### What the task requires:
From the entries below, pull out each line where "document" appears.

### Material supplied:
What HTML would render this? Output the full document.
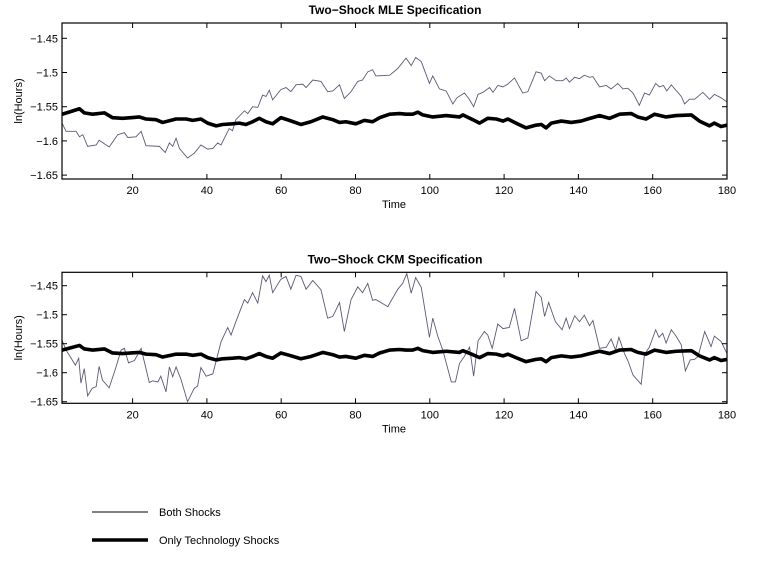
<!DOCTYPE html>
<html><head><meta charset="utf-8"><style>
body{margin:0;background:#fff;}
svg{display:block;font-family:"Liberation Sans",Arial,sans-serif;}
</style></head><body>
<svg id="c" width="772" height="564" viewBox="0 0 772 564"></svg>
<script>
const xTicks=[20,40,60,80,100,120,140,160,180];
const yTicks=[-1.45,-1.5,-1.55,-1.6,-1.65];
const yTickLabels=["-1.45","-1.5","-1.55","-1.6","-1.65"];
const mleTimes=[1,2.1,4.8,5.7,6.6,7.9,10.2,11,13.7,16,17.8,18.7,20.9,22.3,23.6,27.2,28.8,29.9,30.8,31.7,32.6,34.8,36.6,38.4,40.2,41.6,42.9,43.8,46,46.9,47.8,50.1,51,52.3,53.7,55,55.9,56.8,57.7,59.9,61.3,62.6,64,65.8,66.7,68.5,70.7,72.5,73.9,75.7,77,78.8,80.6,81.9,83.3,84.6,85.5,89.2,91.4,93.6,95,96.2,97.7,99.9,100.8,102.6,104.4,106.2,107.3,109.3,110.5,111.8,113,114.3,116.1,117,118.3,119.7,121,122.8,125,126.4,128.6,130,130.9,132.2,134,135.8,136.7,137.6,139,140.3,141.6,143,143.9,145.7,147.5,148.8,150.6,152,153.3,154.7,156.4,157.8,159.1,160.8,161.8,162.9,163.8,165,167.7,168.6,169.9,171.3,173.5,175.3,176.6,178.4,180];
const mleBoth=[-1.574,-1.586,-1.586,-1.594,-1.591,-1.608,-1.606,-1.599,-1.609,-1.591,-1.588,-1.595,-1.594,-1.586,-1.607,-1.608,-1.617,-1.603,-1.608,-1.596,-1.611,-1.625,-1.618,-1.606,-1.612,-1.611,-1.603,-1.606,-1.582,-1.585,-1.569,-1.556,-1.56,-1.55,-1.551,-1.533,-1.535,-1.526,-1.54,-1.525,-1.522,-1.528,-1.518,-1.517,-1.522,-1.511,-1.513,-1.528,-1.527,-1.518,-1.538,-1.528,-1.513,-1.511,-1.499,-1.496,-1.505,-1.504,-1.494,-1.479,-1.49,-1.478,-1.484,-1.516,-1.505,-1.524,-1.527,-1.546,-1.537,-1.53,-1.538,-1.55,-1.532,-1.529,-1.522,-1.529,-1.519,-1.521,-1.517,-1.508,-1.53,-1.528,-1.499,-1.501,-1.512,-1.505,-1.512,-1.512,-1.508,-1.514,-1.507,-1.509,-1.504,-1.507,-1.506,-1.521,-1.519,-1.524,-1.516,-1.524,-1.523,-1.53,-1.548,-1.53,-1.533,-1.516,-1.521,-1.519,-1.527,-1.518,-1.535,-1.546,-1.539,-1.539,-1.529,-1.539,-1.532,-1.537,-1.543];
const techTimes=[1,3.4,5.7,7,9.3,12.4,14.6,17.3,19.6,21.8,23.6,26.3,28.1,31.7,34.4,36.2,38.4,40.2,42.5,44.2,46.9,48.7,50.5,52.3,54.1,55.9,57.7,59.9,62.2,65.3,68,71.2,73.9,75.7,77.4,80.1,82.4,84.6,86.5,89.2,91.8,93.6,95.4,96.8,98.1,100.8,104.4,108,108.9,111.6,113.4,115.6,117.9,119.7,121,123.2,125.9,128.6,130,131.3,132.7,135.4,138.1,140.7,142.5,145.7,148.4,151.1,154.2,156,158.2,160.5,163.6,166.3,170.4,172.6,175.3,176.6,178.4,180];
const techOnly=[-1.561,-1.557,-1.553,-1.559,-1.561,-1.559,-1.566,-1.567,-1.566,-1.565,-1.568,-1.569,-1.573,-1.568,-1.568,-1.57,-1.568,-1.574,-1.578,-1.576,-1.575,-1.574,-1.576,-1.572,-1.567,-1.572,-1.575,-1.566,-1.57,-1.576,-1.572,-1.565,-1.569,-1.573,-1.572,-1.575,-1.57,-1.572,-1.566,-1.561,-1.56,-1.561,-1.561,-1.558,-1.562,-1.565,-1.563,-1.565,-1.562,-1.569,-1.574,-1.567,-1.568,-1.571,-1.568,-1.574,-1.581,-1.577,-1.576,-1.581,-1.574,-1.571,-1.573,-1.571,-1.568,-1.563,-1.567,-1.561,-1.56,-1.565,-1.568,-1.561,-1.565,-1.563,-1.562,-1.571,-1.578,-1.574,-1.579,-1.577];
const ckmTimes=[1,2.1,4.6,5.5,6.1,7,7.9,9.1,10.2,11,11.9,13.7,15.5,16.9,17.8,18.9,20.5,22.3,24.5,25.4,26.8,27.6,29,29.9,30.8,31.7,33,34.8,36.6,37.5,38.4,39.8,41.6,43.8,45.6,46.5,47.8,50.1,51,52.3,53.7,55,55.9,56.8,57.7,59.9,61.3,62.6,64,65.3,66.7,68.5,70.7,72.5,73.9,75.7,77,78.8,80.6,81.9,83.3,84.6,85.5,88.7,91.4,92.7,93.8,95,96.2,97.7,99.9,100.8,102.2,103.5,105.8,106.9,108,109.3,110.7,111.8,113,114.7,115.6,116.8,118.3,119.7,121.4,122.8,124.6,126.4,128.6,130,130.9,132,133.8,135.6,136.7,137.6,139,140.3,141.6,143,143.9,145.7,147.5,148.8,150,150.9,152.4,153.3,154.7,156.9,157.8,159.1,160.8,161.7,162.7,163.6,165,166.3,167.7,168.8,170.1,171.3,172.2,174,175.7,176.6,178.4,180];
const ckmBoth=[-1.544,-1.561,-1.587,-1.575,-1.618,-1.593,-1.64,-1.627,-1.624,-1.589,-1.613,-1.626,-1.591,-1.561,-1.558,-1.583,-1.579,-1.558,-1.617,-1.614,-1.616,-1.606,-1.633,-1.59,-1.607,-1.59,-1.611,-1.65,-1.627,-1.623,-1.591,-1.606,-1.602,-1.547,-1.522,-1.535,-1.512,-1.474,-1.48,-1.462,-1.48,-1.433,-1.443,-1.432,-1.462,-1.439,-1.434,-1.456,-1.432,-1.434,-1.456,-1.441,-1.457,-1.506,-1.503,-1.479,-1.529,-1.474,-1.452,-1.462,-1.446,-1.475,-1.474,-1.486,-1.456,-1.446,-1.429,-1.463,-1.436,-1.453,-1.539,-1.506,-1.538,-1.561,-1.616,-1.616,-1.584,-1.572,-1.556,-1.606,-1.545,-1.529,-1.535,-1.558,-1.516,-1.524,-1.522,-1.489,-1.545,-1.54,-1.46,-1.47,-1.503,-1.479,-1.512,-1.526,-1.506,-1.524,-1.502,-1.512,-1.501,-1.519,-1.51,-1.558,-1.556,-1.542,-1.561,-1.539,-1.567,-1.579,-1.604,-1.62,-1.568,-1.556,-1.526,-1.539,-1.532,-1.549,-1.526,-1.537,-1.552,-1.597,-1.578,-1.577,-1.572,-1.529,-1.555,-1.537,-1.546,-1.567];

const NS="http://www.w3.org/2000/svg";
const svg=document.getElementById('c');
function mk(tag,attrs,parent){const e=document.createElementNS(NS,tag);for(const k in attrs)e.setAttribute(k,attrs[k]);(parent||svg).appendChild(e);return e;}

function panel(name,title,top,bottom,y145,pxPer05,seriesBoth,timesBoth){
  const L=62,R=727;
  const x=t=>L+(t-1)*(R-L)/179;
  const y=v=>y145+(-1.45-v)/0.05*pxPer05;
  const g=mk('g',{});
  
  
  const tt=mk('text',{x:395,y:top-9,'text-anchor':'middle','font-size':12,'font-weight':'bold'},g);
  tt.textContent=title;
  
  
  const cp=mk('clipPath',{id:'cp'+name},g);
  mk('rect',{x:L,y:top,width:R-L,height:bottom-top},cp);
  // series
  const pb=mk('polyline',{points:timesBoth.map((t,i)=>x(t)+','+y(seriesBoth[i])).join(' '),fill:'none',stroke:'#5a5a78','stroke-width':0.9,'clip-path':'url(#cp'+name+')'},g);
  
  
  const pt=mk('polyline',{points:techTimes.map((t,i)=>x(t)+','+y(techOnly[i])).join(' '),fill:'none',stroke:'#000','stroke-width':3.6,'stroke-linejoin':'round','clip-path':'url(#cp'+name+')'},g);
  
  
  const box=mk('rect',{x:L,y:top,width:R-L,height:bottom-top,fill:'none',stroke:'#000','stroke-width':1.2},g);
  
  
  xTicks.forEach(t=>{
    const X=x(t);
    mk('line',{x1:X,x2:X,y1:bottom,y2:bottom-5,stroke:'#000'},g);
    mk('line',{x1:X,x2:X,y1:top,y2:top+5,stroke:'#000'},g);
    const lb=mk('text',{x:X,y:bottom+15,'text-anchor':'middle','font-size':11},g);
    lb.textContent=t;
    
    
  });
  yTicks.forEach((v,i)=>{
    const Y=y(v);
    mk('line',{x1:L,x2:L+5,y1:Y,y2:Y,stroke:'#000'},g);
    mk('line',{x1:R,x2:R-5,y1:Y,y2:Y,stroke:'#000'},g);
    const lb=mk('text',{x:L-4,y:Y+4,'text-anchor':'end','font-size':11},g);
    lb.textContent=yTickLabels[i].replace('-','\u2212');
    
    
  });
  const xl=mk('text',{x:394,y:bottom+29,'text-anchor':'middle','font-size':11},g);
  xl.textContent='Time';
  
  
  const cy=(top+bottom)/2;
  const yl=mk('text',{x:22,y:cy,'text-anchor':'middle','font-size':11,transform:'rotate(-90 22 '+cy+')'},g);
  yl.textContent='ln(Hours)';
  
  
}
panel('mle','Two\u2212Shock MLE Specification',23,179,38.3,34.2,mleBoth,mleTimes);
panel('ckm','Two\u2212Shock CKM Specification',272.3,403.3,285.7,29,ckmBoth,ckmTimes);

const lg=mk('g',{});


const l1=mk('line',{x1:92,x2:148,y1:512,y2:512,stroke:'#000','stroke-width':0.9},lg);


const t1=mk('text',{x:159,y:516,'font-size':11},lg);
t1.textContent='Both Shocks';


const l2=mk('line',{x1:92,x2:148,y1:540,y2:540,stroke:'#000','stroke-width':3.6},lg);


const t2=mk('text',{x:159,y:544,'font-size':11},lg);
t2.textContent='Only Technology Shocks';


</script>
</body></html>
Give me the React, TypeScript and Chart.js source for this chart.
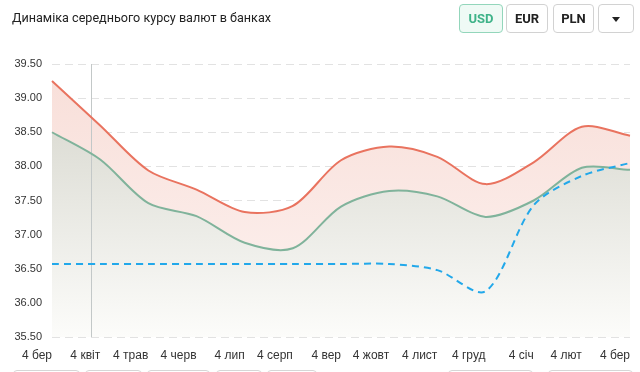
import React, { useEffect, useRef } from 'react';
import { Chart, registerables } from 'chart.js';

Chart.register(...registerables);

const labels = ['4 бер', '4 квіт', '4 трав', '4 черв', '4 лип', '4 серп', '4 вер', '4 жовт', '4 лист', '4 груд', '4 січ', '4 лют', '4 бер'];
const sellRates = [39.25, 38.6, 37.94, 37.66, 37.33, 37.42, 38.09, 38.29, 38.14, 37.74, 38.06, 38.58, 38.45];
const buyRates = [38.5, 38.1, 37.46, 37.27, 36.88, 36.8, 37.41, 37.64, 37.56, 37.26, 37.5, 37.98, 37.95];
const nbuRates = [36.57, 36.57, 36.57, 36.57, 36.57, 36.57, 36.57, 36.57, 36.48, 36.17, 37.43, 37.86, 38.05];
const yMin = 35.5;
const yMax = 39.5;
const yStep = 0.5;
const crosshairIndex = 0.82;
const currencies = ['USD', 'EUR', 'PLN'];

function vGradient(ctx: any, top: string, bottom: string) {
  const chart = ctx.chart;
  const area = chart.chartArea;
  if (!area) return top;
  const g = chart.ctx.createLinearGradient(0, area.top, 0, area.bottom);
  g.addColorStop(0, top);
  g.addColorStop(1, bottom);
  return g;
}

const crosshairPlugin = {
  id: 'crosshair',
  beforeDatasetsDraw(chart: any) {
    const x = chart.scales.x.getPixelForValue(crosshairIndex);
    const { top, bottom } = chart.chartArea;
    const c = chart.ctx;
    c.save();
    c.strokeStyle = '#c3c8c8';
    c.lineWidth = 1;
    c.beginPath();
    c.moveTo(Math.round(x) + 0.5, top);
    c.lineTo(Math.round(x) + 0.5, bottom);
    c.stroke();
    c.restore();
  },
};

function ChartCanvas() {
  const ref = useRef<HTMLCanvasElement>(null);
  useEffect(() => {
    const chart = new Chart(ref.current as HTMLCanvasElement, {
      type: 'line',
      data: {
        labels,
        datasets: [
          {
            data: sellRates,
            borderColor: '#e9735f',
            borderWidth: 2,
            pointRadius: 0,
            tension: 0.3,
            fill: '+1',
            backgroundColor: (ctx: any) => vGradient(ctx, 'rgba(248,222,216,1)', 'rgba(253,243,241,1)'),
            order: 1,
          },
          {
            data: buyRates,
            borderColor: '#80b39b',
            borderWidth: 2,
            pointRadius: 0,
            tension: 0.3,
            fill: 'start',
            backgroundColor: (ctx: any) => vGradient(ctx, 'rgba(211,211,201,1)', 'rgba(252,252,250,1)'),
            order: 2,
          },
          {
            data: nbuRates,
            borderColor: '#22a8ea',
            borderWidth: 2,
            borderDash: [7, 5],
            pointRadius: 0,
            tension: 0.3,
            fill: false,
            order: 0,
          },
        ],
      },
      options: {
        animation: false,
        responsive: false,
        events: [],
        layout: { padding: { top: 64, left: 0, right: 10, bottom: 0 } },
        plugins: {
          legend: { display: false },
          tooltip: { enabled: false },
          filler: { drawTime: 'beforeDatasetsDraw' },
        } as any,
        scales: {
          x: {
            grid: { display: false },
            border: { display: false },
            ticks: {
              align: 'end',
              maxRotation: 0,
              autoSkip: false,
              padding: 3,
              color: '#333',
              font: { family: '"Liberation Sans", Arial, sans-serif', size: 12 },
            },
            afterFit: (s: any) => { s.height = 35; },
          },
          y: {
            min: yMin,
            max: yMax,
            grid: { color: '#e2e2e2', drawTicks: false },
            border: { display: false, dash: [8, 5] },
            ticks: {
              stepSize: yStep,
              padding: 10,
              color: '#333',
              font: { family: '"Liberation Sans", Arial, sans-serif', size: 11 },
              callback: (v: any) => Number(v).toFixed(2),
            },
            afterFit: (s: any) => { s.width = 52; },
          },
        },
      } as any,
      plugins: [crosshairPlugin],
    });
    return () => chart.destroy();
  }, []);
  return <canvas ref={ref} width={640} height={372} style={{ position: 'absolute', left: 0, top: 0, width: 640, height: 372 }} />;
}

const btnBase: React.CSSProperties = {
  position: 'absolute',
  top: 4,
  height: 29,
  boxSizing: 'border-box',
  border: '1px solid #d2d2d2',
  borderRadius: 4,
  background: '#fff',
  fontFamily: 'Roboto, "Liberation Sans", Arial, sans-serif',
  fontWeight: 700,
  fontSize: 13,
  color: '#222',
  display: 'flex',
  alignItems: 'center',
  justifyContent: 'center',
};

const btnLefts = [459, 506, 553];
const btnWidths = [44, 42, 41];
const bottomBoxes = [[13, 80], [85, 142], [147, 210], [216, 262], [267, 317], [448, 533], [548, 633]];

export default function App() {
  return (
    <div style={{ position: 'absolute', left: 0, top: 0, width: 640, height: 372, overflow: 'hidden', background: '#fff' }}>
      <ChartCanvas />
      <div style={{ position: 'absolute', left: 12, top: 10, fontFamily: 'Roboto, "Liberation Sans", Arial, sans-serif', fontSize: 12.6, color: '#222', whiteSpace: 'nowrap' }}>
        Динаміка середнього курсу валют в банках
      </div>
      {currencies.map((c, i) => (
        <div
          key={c}
          style={{
            ...btnBase,
            left: btnLefts[i],
            width: btnWidths[i],
            ...(i === 0 ? { border: '1px solid #93d6bb', background: '#effaf5', color: '#3fb389' } : {}),
          }}
        >
          {c}
        </div>
      ))}
      <div style={{ ...btnBase, left: 598, width: 36 }}>
        <div style={{ width: 0, height: 0, borderLeft: '4px solid transparent', borderRight: '4px solid transparent', borderTop: '5px solid #222', marginTop: 2 }} />
      </div>
      {bottomBoxes.map(([a, b], i) => (
        <div key={i} style={{ position: 'absolute', left: a, top: 370, width: b - a, height: 20, boxSizing: 'border-box', border: '1px solid #d6d6d6', borderRadius: 4 }} />
      ))}
    </div>
  );
}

### Exercise result:
What HTML would render this? Output the full document.
const svg=document.getElementById('c');
function mk(tag,attrs,parent){const e=document.createElementNS(NS,tag);for(const k in attrs)e.setAttribute(k,attrs[k]);(parent||svg).appendChild(e);return e;}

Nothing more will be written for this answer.